TASK STATEMENT: Every line below is to be copied exactly, with the pictures left out.
▬▬▬▬▬▬▬▬▬▬
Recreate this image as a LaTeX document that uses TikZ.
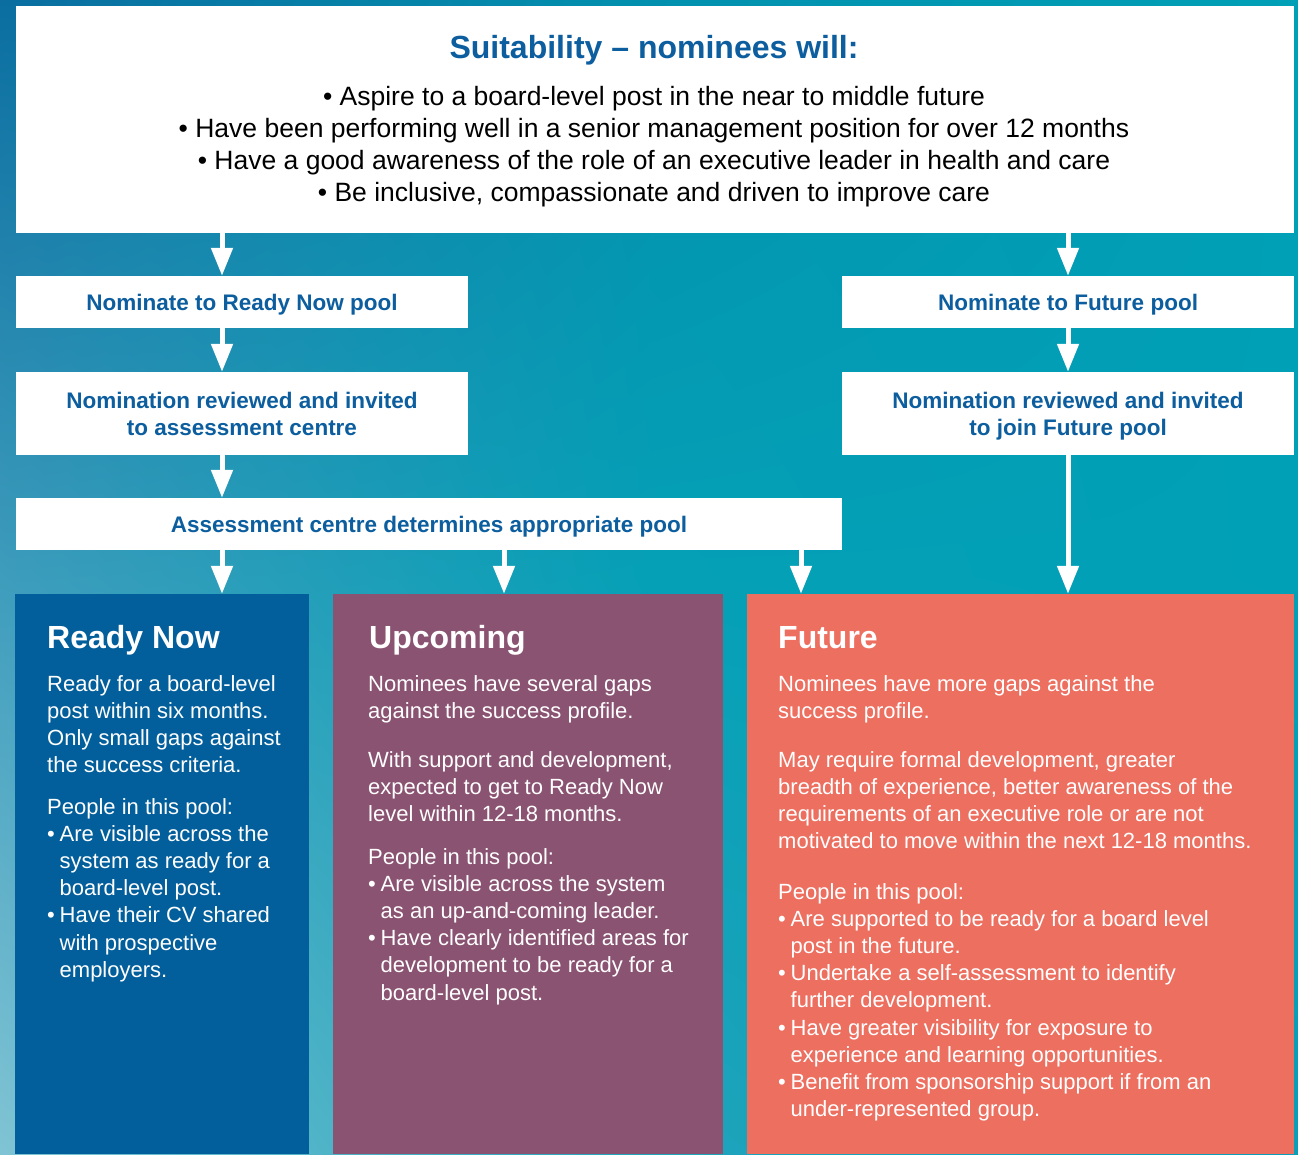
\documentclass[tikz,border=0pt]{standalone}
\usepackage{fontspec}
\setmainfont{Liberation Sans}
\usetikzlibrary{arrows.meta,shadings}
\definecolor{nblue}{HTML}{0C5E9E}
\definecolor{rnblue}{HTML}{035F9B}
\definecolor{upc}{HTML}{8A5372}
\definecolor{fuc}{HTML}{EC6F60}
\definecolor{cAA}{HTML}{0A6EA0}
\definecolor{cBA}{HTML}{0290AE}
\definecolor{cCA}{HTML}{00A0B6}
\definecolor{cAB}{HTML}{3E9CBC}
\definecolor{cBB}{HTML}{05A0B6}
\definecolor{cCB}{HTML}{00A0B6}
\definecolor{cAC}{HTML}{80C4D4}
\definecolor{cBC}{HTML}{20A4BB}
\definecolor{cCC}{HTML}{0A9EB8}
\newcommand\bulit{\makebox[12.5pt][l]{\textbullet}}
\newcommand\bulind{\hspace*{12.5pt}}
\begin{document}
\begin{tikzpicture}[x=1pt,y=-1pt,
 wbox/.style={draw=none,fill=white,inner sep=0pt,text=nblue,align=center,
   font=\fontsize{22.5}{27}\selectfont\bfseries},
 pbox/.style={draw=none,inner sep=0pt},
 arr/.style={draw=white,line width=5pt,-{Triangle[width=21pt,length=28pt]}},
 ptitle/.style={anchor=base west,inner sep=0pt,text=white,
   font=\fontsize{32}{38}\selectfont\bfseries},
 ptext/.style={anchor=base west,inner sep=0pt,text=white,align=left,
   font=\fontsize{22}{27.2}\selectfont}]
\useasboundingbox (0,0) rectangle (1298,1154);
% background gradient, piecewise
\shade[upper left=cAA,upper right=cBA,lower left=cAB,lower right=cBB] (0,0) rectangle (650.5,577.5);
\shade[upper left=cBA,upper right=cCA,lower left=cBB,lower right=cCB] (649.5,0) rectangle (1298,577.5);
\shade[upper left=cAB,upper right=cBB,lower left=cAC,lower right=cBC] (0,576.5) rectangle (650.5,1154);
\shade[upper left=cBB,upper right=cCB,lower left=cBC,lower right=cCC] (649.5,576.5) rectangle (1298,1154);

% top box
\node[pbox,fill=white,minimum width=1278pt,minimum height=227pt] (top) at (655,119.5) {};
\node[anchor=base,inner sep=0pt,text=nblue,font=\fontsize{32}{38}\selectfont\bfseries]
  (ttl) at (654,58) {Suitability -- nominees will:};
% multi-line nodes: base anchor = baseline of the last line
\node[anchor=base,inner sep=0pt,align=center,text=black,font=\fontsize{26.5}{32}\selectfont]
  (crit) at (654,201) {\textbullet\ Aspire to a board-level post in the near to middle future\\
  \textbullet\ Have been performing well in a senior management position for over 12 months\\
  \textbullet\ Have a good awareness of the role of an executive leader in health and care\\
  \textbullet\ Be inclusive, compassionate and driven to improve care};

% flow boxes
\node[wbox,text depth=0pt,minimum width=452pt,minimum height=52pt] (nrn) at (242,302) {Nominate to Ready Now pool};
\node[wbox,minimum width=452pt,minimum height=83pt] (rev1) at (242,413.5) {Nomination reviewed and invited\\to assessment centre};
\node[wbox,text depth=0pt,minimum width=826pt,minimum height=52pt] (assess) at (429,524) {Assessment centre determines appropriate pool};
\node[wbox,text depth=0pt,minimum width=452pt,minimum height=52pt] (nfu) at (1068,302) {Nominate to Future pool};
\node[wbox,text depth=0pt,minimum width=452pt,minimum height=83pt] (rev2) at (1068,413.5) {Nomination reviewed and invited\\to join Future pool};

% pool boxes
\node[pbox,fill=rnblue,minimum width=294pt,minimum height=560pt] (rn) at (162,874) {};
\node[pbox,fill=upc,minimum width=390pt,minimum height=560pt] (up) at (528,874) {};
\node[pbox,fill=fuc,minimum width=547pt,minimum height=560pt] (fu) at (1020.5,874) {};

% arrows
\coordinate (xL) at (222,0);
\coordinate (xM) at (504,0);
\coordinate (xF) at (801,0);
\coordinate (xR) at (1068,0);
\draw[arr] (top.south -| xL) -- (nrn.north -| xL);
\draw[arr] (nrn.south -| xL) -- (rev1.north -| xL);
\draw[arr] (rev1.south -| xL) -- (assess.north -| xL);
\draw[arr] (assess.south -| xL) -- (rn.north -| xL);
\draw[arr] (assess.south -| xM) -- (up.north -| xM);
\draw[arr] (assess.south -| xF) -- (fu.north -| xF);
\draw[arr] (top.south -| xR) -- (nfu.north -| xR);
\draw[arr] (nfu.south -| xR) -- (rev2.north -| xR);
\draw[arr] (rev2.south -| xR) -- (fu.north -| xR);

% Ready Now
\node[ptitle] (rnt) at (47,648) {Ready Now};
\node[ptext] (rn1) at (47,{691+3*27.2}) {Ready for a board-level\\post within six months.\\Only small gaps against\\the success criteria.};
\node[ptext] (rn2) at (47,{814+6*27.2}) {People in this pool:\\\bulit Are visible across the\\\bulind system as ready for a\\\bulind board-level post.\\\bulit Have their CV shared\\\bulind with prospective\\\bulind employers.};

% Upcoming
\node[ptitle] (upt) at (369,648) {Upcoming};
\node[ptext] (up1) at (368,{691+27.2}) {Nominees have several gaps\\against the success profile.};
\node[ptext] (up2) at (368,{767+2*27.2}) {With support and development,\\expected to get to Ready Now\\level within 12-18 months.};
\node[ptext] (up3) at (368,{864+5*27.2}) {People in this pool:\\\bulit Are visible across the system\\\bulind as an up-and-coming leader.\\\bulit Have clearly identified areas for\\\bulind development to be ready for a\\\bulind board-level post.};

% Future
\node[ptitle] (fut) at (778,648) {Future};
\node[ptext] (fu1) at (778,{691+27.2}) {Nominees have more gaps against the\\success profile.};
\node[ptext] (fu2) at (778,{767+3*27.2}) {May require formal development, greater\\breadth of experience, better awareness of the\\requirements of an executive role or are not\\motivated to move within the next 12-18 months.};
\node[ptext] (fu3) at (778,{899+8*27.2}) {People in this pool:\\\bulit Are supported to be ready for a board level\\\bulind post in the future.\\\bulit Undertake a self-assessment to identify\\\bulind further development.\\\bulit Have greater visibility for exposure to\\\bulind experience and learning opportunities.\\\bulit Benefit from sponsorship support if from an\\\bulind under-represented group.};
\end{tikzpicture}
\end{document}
▬▬▬▬▬▬▬▬▬▬
FINAL ANSWER:
Recreate this image as a LaTeX document that uses TikZ.
\documentclass[tikz,border=0pt]{standalone}
\usepackage{fontspec}
\setmainfont{Liberation Sans}
\usetikzlibrary{arrows.meta,shadings}
\definecolor{nblue}{HTML}{0C5E9E}
\definecolor{rnblue}{HTML}{035F9B}
\definecolor{upc}{HTML}{8A5372}
\definecolor{fuc}{HTML}{EC6F60}
\definecolor{cAA}{HTML}{0A6EA0}
\definecolor{cBA}{HTML}{0290AE}
\definecolor{cCA}{HTML}{00A0B6}
\definecolor{cAB}{HTML}{3E9CBC}
\definecolor{cBB}{HTML}{05A0B6}
\definecolor{cCB}{HTML}{00A0B6}
\definecolor{cAC}{HTML}{80C4D4}
\definecolor{cBC}{HTML}{20A4BB}
\definecolor{cCC}{HTML}{0A9EB8}
\newcommand\bulit{\makebox[12.5pt][l]{\textbullet}}
\newcommand\bulind{\hspace*{12.5pt}}
\begin{document}
\begin{tikzpicture}[x=1pt,y=-1pt,
 wbox/.style={draw=none,fill=white,inner sep=0pt,text=nblue,align=center,
   font=\fontsize{22.5}{27}\selectfont\bfseries},
 pbox/.style={draw=none,inner sep=0pt},
 arr/.style={draw=white,line width=5pt,-{Triangle[width=21pt,length=28pt]}},
 ptitle/.style={anchor=base west,inner sep=0pt,text=white,
   font=\fontsize{32}{38}\selectfont\bfseries},
 ptext/.style={anchor=base west,inner sep=0pt,text=white,align=left,
   font=\fontsize{22}{27.2}\selectfont}]
\useasboundingbox (0,0) rectangle (1298,1154);
% background gradient, piecewise
\shade[upper left=cAA,upper right=cBA,lower left=cAB,lower right=cBB] (0,0) rectangle (650.5,577.5);
\shade[upper left=cBA,upper right=cCA,lower left=cBB,lower right=cCB] (649.5,0) rectangle (1298,577.5);
\shade[upper left=cAB,upper right=cBB,lower left=cAC,lower right=cBC] (0,576.5) rectangle (650.5,1154);
\shade[upper left=cBB,upper right=cCB,lower left=cBC,lower right=cCC] (649.5,576.5) rectangle (1298,1154);

% top box
\node[pbox,fill=white,minimum width=1278pt,minimum height=227pt] (top) at (655,119.5) {};
\node[anchor=base,inner sep=0pt,text=nblue,font=\fontsize{32}{38}\selectfont\bfseries]
  (ttl) at (654,58) {Suitability -- nominees will:};
% multi-line nodes: base anchor = baseline of the last line
\node[anchor=base,inner sep=0pt,align=center,text=black,font=\fontsize{26.5}{32}\selectfont]
  (crit) at (654,201) {\textbullet\ Aspire to a board-level post in the near to middle future\\
  \textbullet\ Have been performing well in a senior management position for over 12 months\\
  \textbullet\ Have a good awareness of the role of an executive leader in health and care\\
  \textbullet\ Be inclusive, compassionate and driven to improve care};

% flow boxes
\node[wbox,text depth=0pt,minimum width=452pt,minimum height=52pt] (nrn) at (242,302) {Nominate to Ready Now pool};
\node[wbox,minimum width=452pt,minimum height=83pt] (rev1) at (242,413.5) {Nomination reviewed and invited\\to assessment centre};
\node[wbox,text depth=0pt,minimum width=826pt,minimum height=52pt] (assess) at (429,524) {Assessment centre determines appropriate pool};
\node[wbox,text depth=0pt,minimum width=452pt,minimum height=52pt] (nfu) at (1068,302) {Nominate to Future pool};
\node[wbox,text depth=0pt,minimum width=452pt,minimum height=83pt] (rev2) at (1068,413.5) {Nomination reviewed and invited\\to join Future pool};

% pool boxes
\node[pbox,fill=rnblue,minimum width=294pt,minimum height=560pt] (rn) at (162,874) {};
\node[pbox,fill=upc,minimum width=390pt,minimum height=560pt] (up) at (528,874) {};
\node[pbox,fill=fuc,minimum width=547pt,minimum height=560pt] (fu) at (1020.5,874) {};

% arrows
\coordinate (xL) at (222,0);
\coordinate (xM) at (504,0);
\coordinate (xF) at (801,0);
\coordinate (xR) at (1068,0);
\draw[arr] (top.south -| xL) -- (nrn.north -| xL);
\draw[arr] (nrn.south -| xL) -- (rev1.north -| xL);
\draw[arr] (rev1.south -| xL) -- (assess.north -| xL);
\draw[arr] (assess.south -| xL) -- (rn.north -| xL);
\draw[arr] (assess.south -| xM) -- (up.north -| xM);
\draw[arr] (assess.south -| xF) -- (fu.north -| xF);
\draw[arr] (top.south -| xR) -- (nfu.north -| xR);
\draw[arr] (nfu.south -| xR) -- (rev2.north -| xR);
\draw[arr] (rev2.south -| xR) -- (fu.north -| xR);

% Ready Now
\node[ptitle] (rnt) at (47,648) {Ready Now};
\node[ptext] (rn1) at (47,{691+3*27.2}) {Ready for a board-level\\post within six months.\\Only small gaps against\\the success criteria.};
\node[ptext] (rn2) at (47,{814+6*27.2}) {People in this pool:\\\bulit Are visible across the\\\bulind system as ready for a\\\bulind board-level post.\\\bulit Have their CV shared\\\bulind with prospective\\\bulind employers.};

% Upcoming
\node[ptitle] (upt) at (369,648) {Upcoming};
\node[ptext] (up1) at (368,{691+27.2}) {Nominees have several gaps\\against the success profile.};
\node[ptext] (up2) at (368,{767+2*27.2}) {With support and development,\\expected to get to Ready Now\\level within 12-18 months.};
\node[ptext] (up3) at (368,{864+5*27.2}) {People in this pool:\\\bulit Are visible across the system\\\bulind as an up-and-coming leader.\\\bulit Have clearly identified areas for\\\bulind development to be ready for a\\\bulind board-level post.};

% Future
\node[ptitle] (fut) at (778,648) {Future};
\node[ptext] (fu1) at (778,{691+27.2}) {Nominees have more gaps against the\\success profile.};
\node[ptext] (fu2) at (778,{767+3*27.2}) {May require formal development, greater\\breadth of experience, better awareness of the\\requirements of an executive role or are not\\motivated to move within the next 12-18 months.};
\node[ptext] (fu3) at (778,{899+8*27.2}) {People in this pool:\\\bulit Are supported to be ready for a board level\\\bulind post in the future.\\\bulit Undertake a self-assessment to identify\\\bulind further development.\\\bulit Have greater visibility for exposure to\\\bulind experience and learning opportunities.\\\bulit Benefit from sponsorship support if from an\\\bulind under-represented group.};
\end{tikzpicture}
\end{document}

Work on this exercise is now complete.